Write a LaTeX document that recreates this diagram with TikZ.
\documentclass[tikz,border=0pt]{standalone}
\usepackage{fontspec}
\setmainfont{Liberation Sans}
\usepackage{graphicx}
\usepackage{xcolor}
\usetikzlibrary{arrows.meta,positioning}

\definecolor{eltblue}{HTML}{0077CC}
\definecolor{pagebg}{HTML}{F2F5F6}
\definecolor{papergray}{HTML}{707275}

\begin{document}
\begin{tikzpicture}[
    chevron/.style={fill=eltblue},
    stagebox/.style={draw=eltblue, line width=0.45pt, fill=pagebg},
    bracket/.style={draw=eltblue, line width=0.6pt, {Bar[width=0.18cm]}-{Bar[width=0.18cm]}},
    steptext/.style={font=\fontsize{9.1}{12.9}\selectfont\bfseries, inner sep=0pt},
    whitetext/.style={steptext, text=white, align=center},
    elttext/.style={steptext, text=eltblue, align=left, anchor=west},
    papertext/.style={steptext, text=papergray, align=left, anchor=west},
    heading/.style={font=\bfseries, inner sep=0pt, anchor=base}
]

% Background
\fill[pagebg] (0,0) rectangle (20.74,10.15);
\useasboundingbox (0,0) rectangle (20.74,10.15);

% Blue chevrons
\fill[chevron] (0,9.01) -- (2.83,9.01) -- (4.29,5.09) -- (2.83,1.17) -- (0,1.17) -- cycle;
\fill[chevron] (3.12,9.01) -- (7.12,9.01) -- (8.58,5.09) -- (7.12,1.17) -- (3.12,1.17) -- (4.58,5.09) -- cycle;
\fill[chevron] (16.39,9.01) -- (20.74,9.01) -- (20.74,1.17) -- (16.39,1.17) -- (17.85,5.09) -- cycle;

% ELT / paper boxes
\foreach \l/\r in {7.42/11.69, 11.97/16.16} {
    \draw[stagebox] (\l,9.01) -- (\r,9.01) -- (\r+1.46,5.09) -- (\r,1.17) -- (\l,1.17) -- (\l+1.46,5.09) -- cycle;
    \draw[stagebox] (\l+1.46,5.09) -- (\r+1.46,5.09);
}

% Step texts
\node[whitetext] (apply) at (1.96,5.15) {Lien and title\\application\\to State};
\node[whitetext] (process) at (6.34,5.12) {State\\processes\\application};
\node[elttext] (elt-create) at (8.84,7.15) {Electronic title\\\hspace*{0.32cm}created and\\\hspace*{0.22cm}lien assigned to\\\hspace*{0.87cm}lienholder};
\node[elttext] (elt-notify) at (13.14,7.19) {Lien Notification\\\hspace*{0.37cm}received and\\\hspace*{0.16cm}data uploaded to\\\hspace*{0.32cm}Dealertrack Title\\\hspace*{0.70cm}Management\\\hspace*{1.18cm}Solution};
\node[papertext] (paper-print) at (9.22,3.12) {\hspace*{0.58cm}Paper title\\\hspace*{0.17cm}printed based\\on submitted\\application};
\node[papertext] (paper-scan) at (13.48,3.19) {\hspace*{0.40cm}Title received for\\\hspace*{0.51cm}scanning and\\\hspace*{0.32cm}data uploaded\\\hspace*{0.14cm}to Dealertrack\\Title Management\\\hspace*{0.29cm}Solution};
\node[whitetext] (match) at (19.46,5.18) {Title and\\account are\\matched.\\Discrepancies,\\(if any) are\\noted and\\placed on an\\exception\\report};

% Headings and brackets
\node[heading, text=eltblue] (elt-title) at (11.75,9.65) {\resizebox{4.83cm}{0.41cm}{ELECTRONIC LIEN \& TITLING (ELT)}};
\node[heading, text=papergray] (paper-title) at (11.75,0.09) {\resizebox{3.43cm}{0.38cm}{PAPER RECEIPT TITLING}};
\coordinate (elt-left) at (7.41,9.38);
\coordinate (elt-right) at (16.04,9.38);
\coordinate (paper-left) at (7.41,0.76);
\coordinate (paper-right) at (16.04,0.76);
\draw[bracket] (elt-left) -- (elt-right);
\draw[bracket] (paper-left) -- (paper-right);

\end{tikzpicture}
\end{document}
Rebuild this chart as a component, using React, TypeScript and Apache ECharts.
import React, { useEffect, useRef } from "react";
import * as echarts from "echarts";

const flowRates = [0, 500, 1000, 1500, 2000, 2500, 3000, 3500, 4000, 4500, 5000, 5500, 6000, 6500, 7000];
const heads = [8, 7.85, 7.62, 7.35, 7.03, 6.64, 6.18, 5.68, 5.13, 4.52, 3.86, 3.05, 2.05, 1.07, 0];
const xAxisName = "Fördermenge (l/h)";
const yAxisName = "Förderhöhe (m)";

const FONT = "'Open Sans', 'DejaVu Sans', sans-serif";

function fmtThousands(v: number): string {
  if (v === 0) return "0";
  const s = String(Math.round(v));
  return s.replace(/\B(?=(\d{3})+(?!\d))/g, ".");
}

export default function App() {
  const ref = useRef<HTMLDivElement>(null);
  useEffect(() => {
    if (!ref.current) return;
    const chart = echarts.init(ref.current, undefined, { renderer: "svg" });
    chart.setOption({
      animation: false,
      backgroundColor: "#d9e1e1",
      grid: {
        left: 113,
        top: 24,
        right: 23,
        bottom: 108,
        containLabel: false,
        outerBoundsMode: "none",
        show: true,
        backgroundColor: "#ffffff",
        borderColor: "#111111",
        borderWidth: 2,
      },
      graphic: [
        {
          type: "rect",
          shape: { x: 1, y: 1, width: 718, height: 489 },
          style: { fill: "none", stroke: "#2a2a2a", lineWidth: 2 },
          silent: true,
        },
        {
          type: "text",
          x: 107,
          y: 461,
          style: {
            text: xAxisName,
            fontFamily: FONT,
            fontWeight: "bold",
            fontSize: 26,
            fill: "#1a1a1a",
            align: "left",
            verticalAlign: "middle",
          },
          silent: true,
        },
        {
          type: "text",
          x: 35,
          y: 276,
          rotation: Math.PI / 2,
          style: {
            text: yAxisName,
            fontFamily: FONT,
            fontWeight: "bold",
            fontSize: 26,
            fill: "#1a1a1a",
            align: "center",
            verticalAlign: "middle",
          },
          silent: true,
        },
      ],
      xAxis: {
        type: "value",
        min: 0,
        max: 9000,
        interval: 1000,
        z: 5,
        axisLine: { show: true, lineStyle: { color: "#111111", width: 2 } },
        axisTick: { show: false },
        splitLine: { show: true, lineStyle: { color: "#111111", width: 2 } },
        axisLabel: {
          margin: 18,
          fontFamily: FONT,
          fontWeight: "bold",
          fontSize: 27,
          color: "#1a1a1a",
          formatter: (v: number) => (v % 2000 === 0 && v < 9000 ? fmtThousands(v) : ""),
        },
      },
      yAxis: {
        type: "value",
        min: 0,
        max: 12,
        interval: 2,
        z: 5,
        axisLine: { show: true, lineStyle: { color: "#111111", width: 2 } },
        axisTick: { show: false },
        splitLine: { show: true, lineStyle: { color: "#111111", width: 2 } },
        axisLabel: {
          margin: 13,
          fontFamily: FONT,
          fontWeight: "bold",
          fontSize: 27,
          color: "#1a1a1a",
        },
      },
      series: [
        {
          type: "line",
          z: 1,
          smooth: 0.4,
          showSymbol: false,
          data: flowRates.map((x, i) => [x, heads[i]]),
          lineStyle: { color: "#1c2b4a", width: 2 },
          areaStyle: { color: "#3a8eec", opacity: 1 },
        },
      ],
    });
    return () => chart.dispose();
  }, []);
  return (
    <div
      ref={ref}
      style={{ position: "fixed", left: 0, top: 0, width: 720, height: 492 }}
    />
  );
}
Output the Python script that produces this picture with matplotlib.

_ _ _

§ **Brief**:
In the records above, collect each line with "React".

§ **Response below**:
Rebuild this chart as a component, using React, TypeScript and Apache ECharts.
import React, { useEffect, useRef } from "react";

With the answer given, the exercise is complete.